**Instructions for the task**
How many lines of the material below contain the string "Python"? Answer with the number and nothing else.

**Records shown**
=======

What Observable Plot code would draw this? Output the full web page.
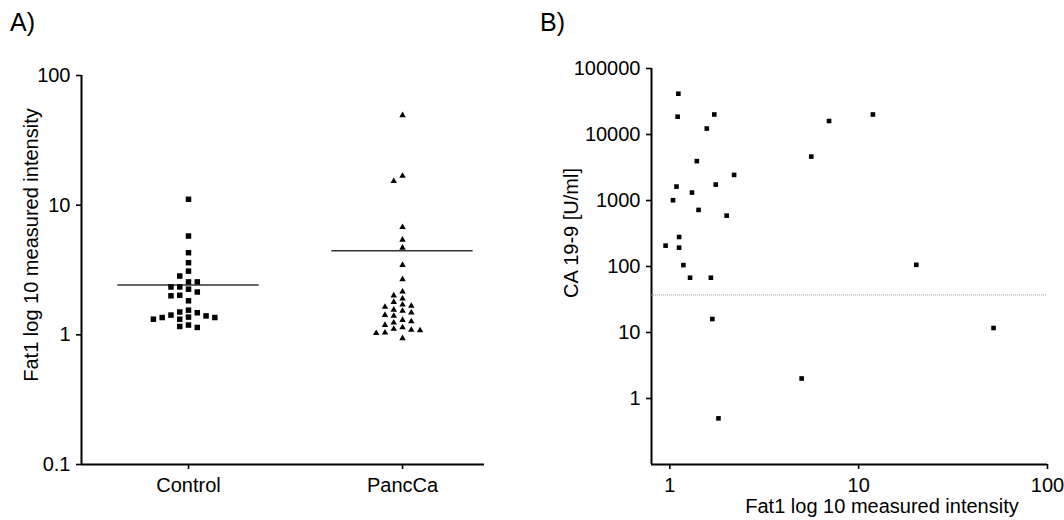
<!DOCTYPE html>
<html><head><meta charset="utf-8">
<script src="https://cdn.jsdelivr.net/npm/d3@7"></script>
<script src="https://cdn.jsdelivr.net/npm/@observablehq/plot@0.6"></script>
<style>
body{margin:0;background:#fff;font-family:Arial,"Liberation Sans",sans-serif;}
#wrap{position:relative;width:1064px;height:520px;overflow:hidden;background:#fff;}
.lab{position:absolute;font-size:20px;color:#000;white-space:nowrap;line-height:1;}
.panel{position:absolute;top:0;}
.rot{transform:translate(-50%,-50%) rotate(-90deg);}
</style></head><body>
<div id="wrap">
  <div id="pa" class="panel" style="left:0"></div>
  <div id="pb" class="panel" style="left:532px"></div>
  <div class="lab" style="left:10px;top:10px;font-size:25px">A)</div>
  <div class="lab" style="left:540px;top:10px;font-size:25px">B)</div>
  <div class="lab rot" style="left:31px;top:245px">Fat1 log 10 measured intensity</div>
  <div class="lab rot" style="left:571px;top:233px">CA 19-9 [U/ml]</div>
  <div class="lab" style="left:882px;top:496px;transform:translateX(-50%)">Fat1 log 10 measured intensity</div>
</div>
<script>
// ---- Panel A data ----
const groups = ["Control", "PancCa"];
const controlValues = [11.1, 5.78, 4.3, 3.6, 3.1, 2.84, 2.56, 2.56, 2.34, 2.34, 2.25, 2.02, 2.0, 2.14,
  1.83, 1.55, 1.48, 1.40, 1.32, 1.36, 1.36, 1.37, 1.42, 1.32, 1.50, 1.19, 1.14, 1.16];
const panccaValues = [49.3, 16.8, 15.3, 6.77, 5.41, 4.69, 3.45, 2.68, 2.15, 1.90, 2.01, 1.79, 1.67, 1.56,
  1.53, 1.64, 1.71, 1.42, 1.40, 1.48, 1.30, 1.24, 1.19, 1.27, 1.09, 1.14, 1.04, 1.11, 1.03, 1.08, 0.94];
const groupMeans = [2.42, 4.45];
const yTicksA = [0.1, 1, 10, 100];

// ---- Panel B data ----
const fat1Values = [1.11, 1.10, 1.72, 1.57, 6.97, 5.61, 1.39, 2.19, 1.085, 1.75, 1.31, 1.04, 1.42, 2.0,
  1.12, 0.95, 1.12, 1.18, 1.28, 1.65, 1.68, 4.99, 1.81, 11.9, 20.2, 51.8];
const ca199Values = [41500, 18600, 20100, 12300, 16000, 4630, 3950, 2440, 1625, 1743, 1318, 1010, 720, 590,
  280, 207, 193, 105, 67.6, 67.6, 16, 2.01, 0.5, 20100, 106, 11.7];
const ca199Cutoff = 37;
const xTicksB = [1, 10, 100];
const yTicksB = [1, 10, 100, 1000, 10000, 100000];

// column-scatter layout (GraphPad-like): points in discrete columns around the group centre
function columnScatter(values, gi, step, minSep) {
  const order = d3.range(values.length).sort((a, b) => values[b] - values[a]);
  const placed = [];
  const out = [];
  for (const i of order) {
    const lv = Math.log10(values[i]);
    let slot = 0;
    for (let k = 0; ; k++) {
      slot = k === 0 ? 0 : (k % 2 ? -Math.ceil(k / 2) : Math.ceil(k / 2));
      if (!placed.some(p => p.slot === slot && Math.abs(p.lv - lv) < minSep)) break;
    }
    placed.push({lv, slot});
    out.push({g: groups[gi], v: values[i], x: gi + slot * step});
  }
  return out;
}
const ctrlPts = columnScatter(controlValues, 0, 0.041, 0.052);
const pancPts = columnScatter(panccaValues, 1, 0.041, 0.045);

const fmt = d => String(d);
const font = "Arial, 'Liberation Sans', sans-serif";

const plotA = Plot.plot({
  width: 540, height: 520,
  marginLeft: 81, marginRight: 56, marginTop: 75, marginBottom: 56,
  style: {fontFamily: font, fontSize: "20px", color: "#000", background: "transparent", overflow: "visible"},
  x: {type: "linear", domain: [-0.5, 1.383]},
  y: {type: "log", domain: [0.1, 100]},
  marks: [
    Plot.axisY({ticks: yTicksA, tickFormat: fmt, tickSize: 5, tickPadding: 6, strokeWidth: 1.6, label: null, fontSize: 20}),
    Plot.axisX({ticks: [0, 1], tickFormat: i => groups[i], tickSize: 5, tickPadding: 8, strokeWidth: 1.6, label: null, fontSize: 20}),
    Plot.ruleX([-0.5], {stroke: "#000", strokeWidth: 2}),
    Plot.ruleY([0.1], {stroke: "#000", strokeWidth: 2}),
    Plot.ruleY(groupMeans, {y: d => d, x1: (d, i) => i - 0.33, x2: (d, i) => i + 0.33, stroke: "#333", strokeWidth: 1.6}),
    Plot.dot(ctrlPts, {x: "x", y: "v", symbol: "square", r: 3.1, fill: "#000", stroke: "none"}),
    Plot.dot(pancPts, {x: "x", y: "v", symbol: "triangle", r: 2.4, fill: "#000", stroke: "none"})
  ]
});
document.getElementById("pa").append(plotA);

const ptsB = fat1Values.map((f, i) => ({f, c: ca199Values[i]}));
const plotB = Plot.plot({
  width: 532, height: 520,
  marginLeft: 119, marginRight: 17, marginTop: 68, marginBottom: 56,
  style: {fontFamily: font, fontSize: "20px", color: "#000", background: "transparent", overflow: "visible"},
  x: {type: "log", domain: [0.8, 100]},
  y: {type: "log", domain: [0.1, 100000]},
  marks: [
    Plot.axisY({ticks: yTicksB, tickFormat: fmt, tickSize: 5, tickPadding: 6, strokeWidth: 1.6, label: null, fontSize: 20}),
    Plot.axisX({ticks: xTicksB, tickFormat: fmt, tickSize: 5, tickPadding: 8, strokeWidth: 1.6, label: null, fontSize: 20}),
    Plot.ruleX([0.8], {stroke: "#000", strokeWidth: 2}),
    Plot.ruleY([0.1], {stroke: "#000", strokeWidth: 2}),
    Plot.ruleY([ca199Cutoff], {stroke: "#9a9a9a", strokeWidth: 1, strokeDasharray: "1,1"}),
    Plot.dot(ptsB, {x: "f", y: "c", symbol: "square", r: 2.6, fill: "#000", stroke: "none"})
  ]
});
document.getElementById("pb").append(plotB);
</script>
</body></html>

=======

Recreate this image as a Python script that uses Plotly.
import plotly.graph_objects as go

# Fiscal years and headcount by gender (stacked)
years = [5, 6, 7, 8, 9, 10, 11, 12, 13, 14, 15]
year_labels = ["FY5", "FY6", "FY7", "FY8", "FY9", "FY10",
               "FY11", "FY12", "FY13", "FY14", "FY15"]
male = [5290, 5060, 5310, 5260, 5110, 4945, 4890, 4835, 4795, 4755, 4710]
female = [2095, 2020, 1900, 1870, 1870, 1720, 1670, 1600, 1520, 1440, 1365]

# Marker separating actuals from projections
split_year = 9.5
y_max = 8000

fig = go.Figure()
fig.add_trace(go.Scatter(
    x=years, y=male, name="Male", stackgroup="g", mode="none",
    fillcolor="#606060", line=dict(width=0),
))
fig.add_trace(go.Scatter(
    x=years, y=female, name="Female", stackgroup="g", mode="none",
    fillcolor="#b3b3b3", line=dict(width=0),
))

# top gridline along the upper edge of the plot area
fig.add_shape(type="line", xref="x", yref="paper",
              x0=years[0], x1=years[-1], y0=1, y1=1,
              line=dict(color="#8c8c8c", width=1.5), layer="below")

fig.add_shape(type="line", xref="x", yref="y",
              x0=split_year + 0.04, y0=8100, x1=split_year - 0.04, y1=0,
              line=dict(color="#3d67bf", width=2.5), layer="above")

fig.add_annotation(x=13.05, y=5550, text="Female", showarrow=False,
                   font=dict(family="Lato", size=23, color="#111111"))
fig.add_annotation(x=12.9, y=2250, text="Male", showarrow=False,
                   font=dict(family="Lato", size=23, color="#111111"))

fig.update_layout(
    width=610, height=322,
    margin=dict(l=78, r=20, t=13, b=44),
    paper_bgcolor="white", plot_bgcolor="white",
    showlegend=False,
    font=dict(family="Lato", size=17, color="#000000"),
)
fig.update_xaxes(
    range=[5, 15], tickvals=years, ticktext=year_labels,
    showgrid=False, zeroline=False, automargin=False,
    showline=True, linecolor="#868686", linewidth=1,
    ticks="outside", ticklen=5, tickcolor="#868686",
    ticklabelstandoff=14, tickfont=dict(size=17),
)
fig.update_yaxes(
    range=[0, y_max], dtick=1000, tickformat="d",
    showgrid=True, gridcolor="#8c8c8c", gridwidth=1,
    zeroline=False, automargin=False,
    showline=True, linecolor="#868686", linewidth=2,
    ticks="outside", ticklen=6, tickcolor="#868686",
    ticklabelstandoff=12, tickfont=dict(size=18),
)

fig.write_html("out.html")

=======

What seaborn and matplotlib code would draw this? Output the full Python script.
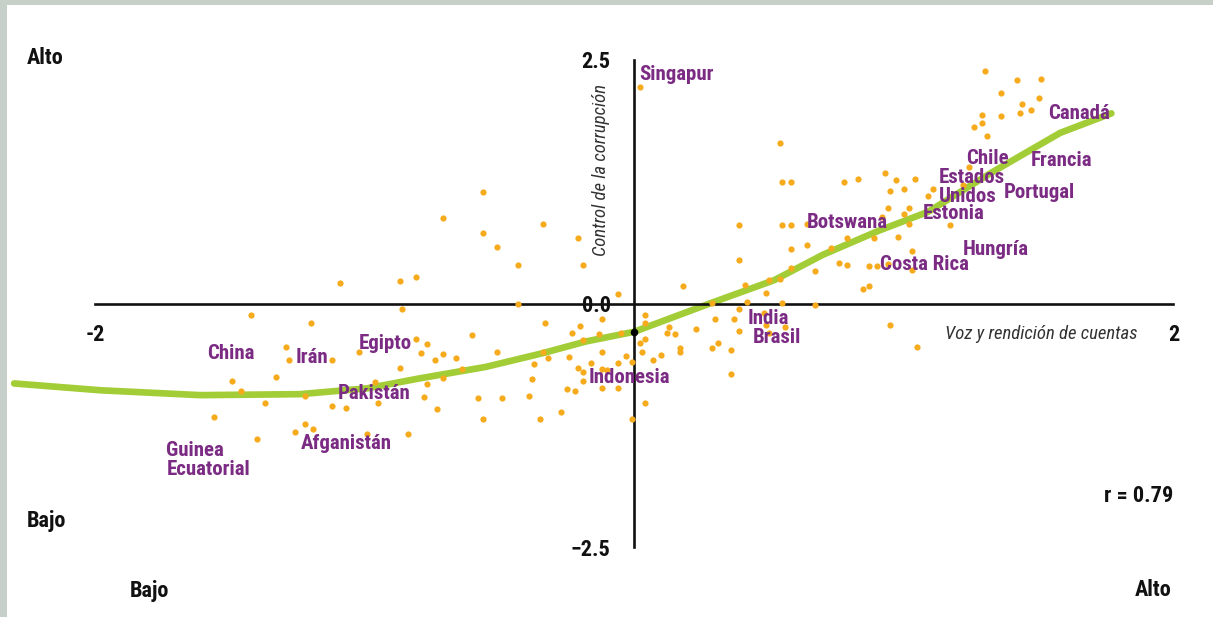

=======

**Solution for this exercise**
2